— YOUR GOAL —
Read the lines that follow and pick out every one containing the word "this".

— SOURCE RECORDS —
>>>>

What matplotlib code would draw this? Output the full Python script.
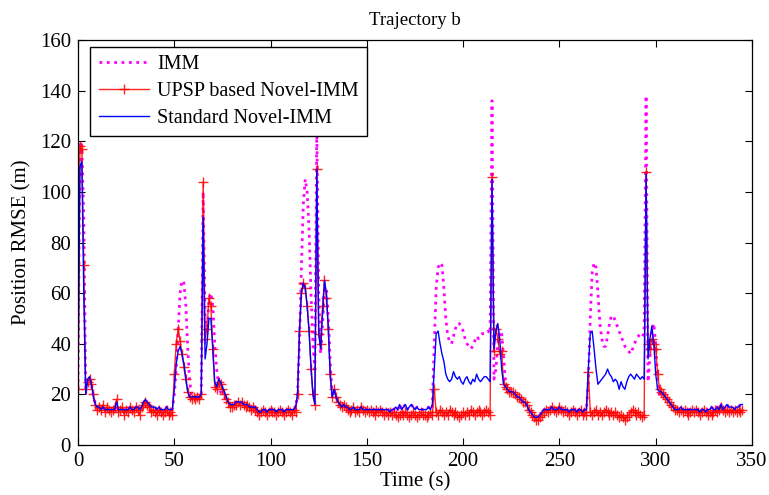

<<<<
>>>>

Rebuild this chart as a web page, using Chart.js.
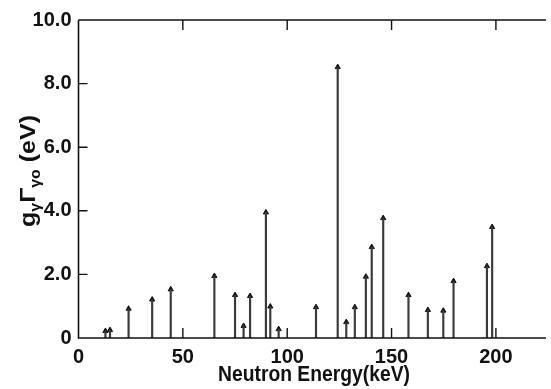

<<<<
>>>>

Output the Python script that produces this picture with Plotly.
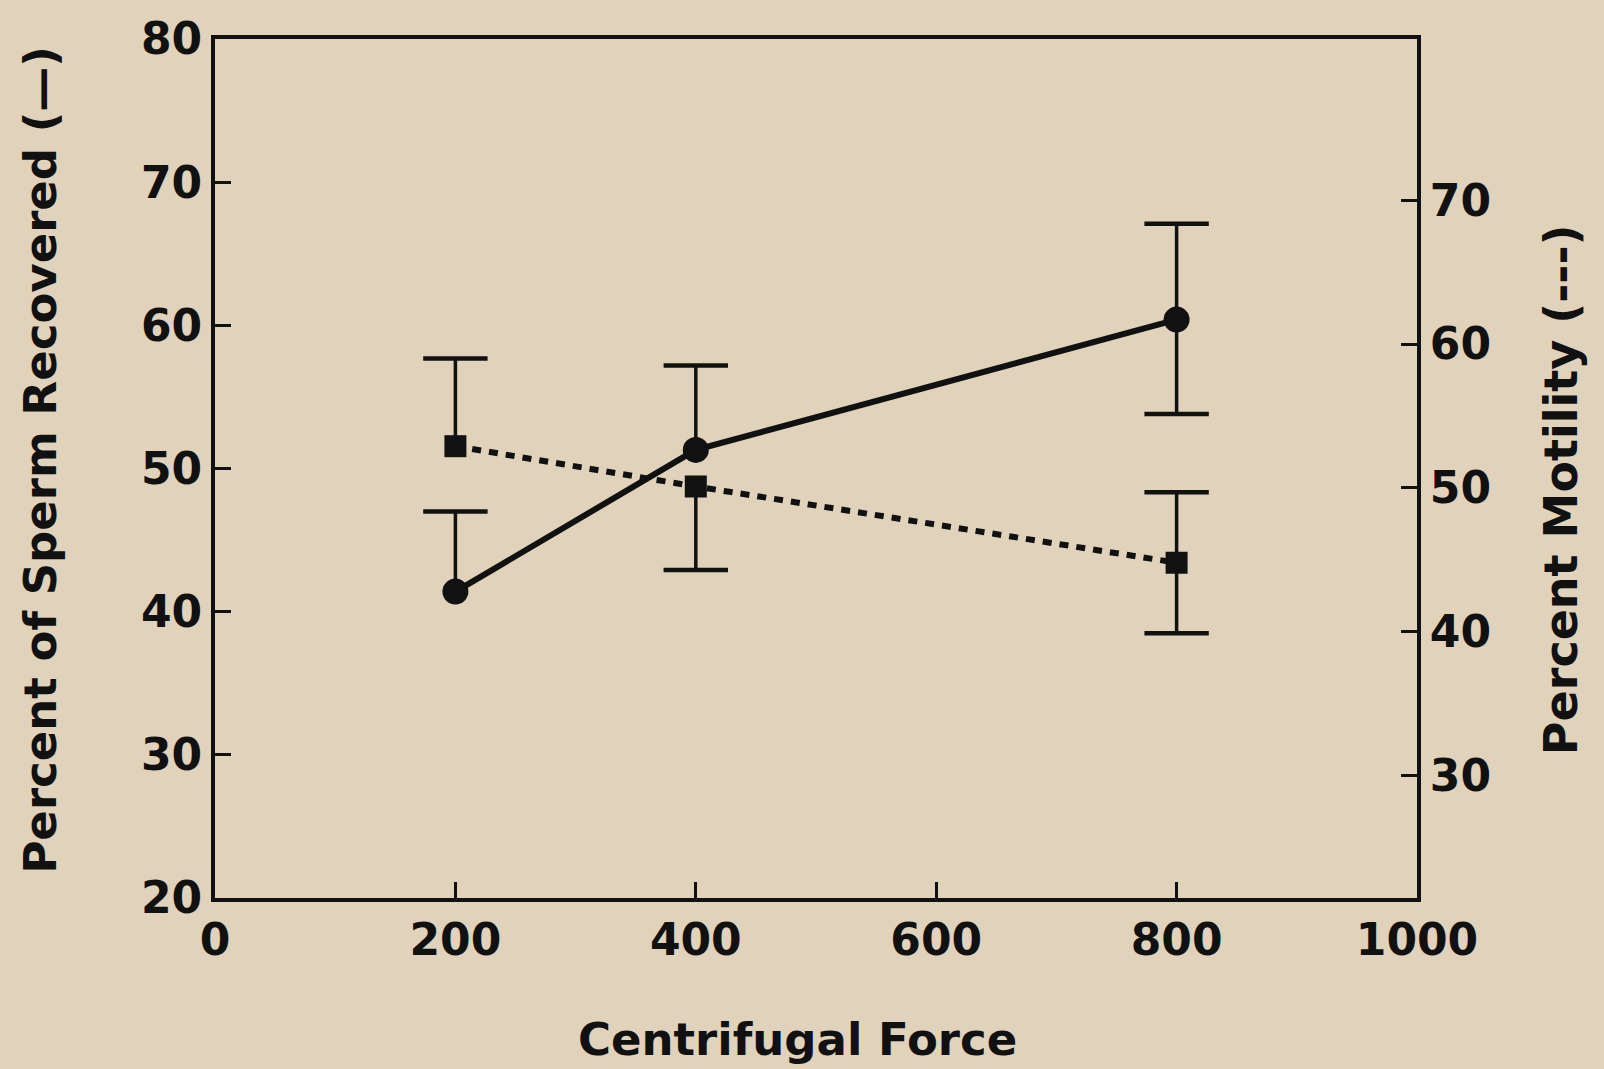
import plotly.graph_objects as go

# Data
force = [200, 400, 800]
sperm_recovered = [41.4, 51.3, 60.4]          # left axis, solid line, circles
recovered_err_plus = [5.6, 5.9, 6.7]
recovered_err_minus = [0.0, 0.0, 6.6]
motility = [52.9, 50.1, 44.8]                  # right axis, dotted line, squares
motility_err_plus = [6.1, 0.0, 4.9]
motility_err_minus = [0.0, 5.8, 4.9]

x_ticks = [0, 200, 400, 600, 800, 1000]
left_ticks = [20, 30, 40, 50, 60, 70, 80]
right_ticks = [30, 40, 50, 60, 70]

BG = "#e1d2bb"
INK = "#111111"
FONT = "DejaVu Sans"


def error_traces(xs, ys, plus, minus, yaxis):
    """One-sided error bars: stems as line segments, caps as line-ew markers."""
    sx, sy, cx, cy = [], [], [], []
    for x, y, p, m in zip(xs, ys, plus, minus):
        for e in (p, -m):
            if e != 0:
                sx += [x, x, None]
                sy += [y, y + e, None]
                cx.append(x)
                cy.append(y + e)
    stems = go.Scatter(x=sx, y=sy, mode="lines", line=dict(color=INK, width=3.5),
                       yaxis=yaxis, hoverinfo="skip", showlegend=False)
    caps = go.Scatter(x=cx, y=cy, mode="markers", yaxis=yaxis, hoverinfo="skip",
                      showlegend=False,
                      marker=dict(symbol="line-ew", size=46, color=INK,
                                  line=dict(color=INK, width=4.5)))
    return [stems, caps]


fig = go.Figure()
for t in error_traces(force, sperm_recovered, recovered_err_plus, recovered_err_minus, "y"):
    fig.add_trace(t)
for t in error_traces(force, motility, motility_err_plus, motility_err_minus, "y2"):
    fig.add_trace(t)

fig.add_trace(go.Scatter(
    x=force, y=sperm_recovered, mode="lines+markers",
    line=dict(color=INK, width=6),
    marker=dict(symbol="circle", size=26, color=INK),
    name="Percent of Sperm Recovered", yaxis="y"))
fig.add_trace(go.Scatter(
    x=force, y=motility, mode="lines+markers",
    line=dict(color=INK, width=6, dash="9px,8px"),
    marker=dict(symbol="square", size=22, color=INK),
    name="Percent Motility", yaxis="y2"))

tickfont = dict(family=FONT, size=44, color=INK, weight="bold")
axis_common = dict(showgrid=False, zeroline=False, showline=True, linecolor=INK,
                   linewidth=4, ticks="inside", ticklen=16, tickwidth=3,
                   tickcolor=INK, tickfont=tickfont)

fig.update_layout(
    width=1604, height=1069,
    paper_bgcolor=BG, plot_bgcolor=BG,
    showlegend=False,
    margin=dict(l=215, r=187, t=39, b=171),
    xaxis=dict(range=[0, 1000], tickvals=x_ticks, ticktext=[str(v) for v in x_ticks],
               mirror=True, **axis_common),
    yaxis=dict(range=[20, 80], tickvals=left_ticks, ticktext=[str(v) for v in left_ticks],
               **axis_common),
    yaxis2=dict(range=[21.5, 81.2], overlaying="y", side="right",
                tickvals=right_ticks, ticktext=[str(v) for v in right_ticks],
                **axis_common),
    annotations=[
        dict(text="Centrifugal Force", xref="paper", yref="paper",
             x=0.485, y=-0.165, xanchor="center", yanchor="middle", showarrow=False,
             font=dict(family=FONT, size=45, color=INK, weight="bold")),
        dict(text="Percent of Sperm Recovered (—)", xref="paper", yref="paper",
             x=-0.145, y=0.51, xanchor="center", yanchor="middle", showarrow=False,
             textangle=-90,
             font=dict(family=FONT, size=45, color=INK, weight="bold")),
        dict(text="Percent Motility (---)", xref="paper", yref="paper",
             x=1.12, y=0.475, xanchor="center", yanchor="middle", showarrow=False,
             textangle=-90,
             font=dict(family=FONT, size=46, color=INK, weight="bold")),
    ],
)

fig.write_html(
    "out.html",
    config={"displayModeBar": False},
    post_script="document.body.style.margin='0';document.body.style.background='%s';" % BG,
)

<<<<

— FINISHED TASK —
What matplotlib code would draw this? Output the full Python script.
Rebuild this chart as a web page, using Chart.js.
Output the Python script that produces this picture with Plotly.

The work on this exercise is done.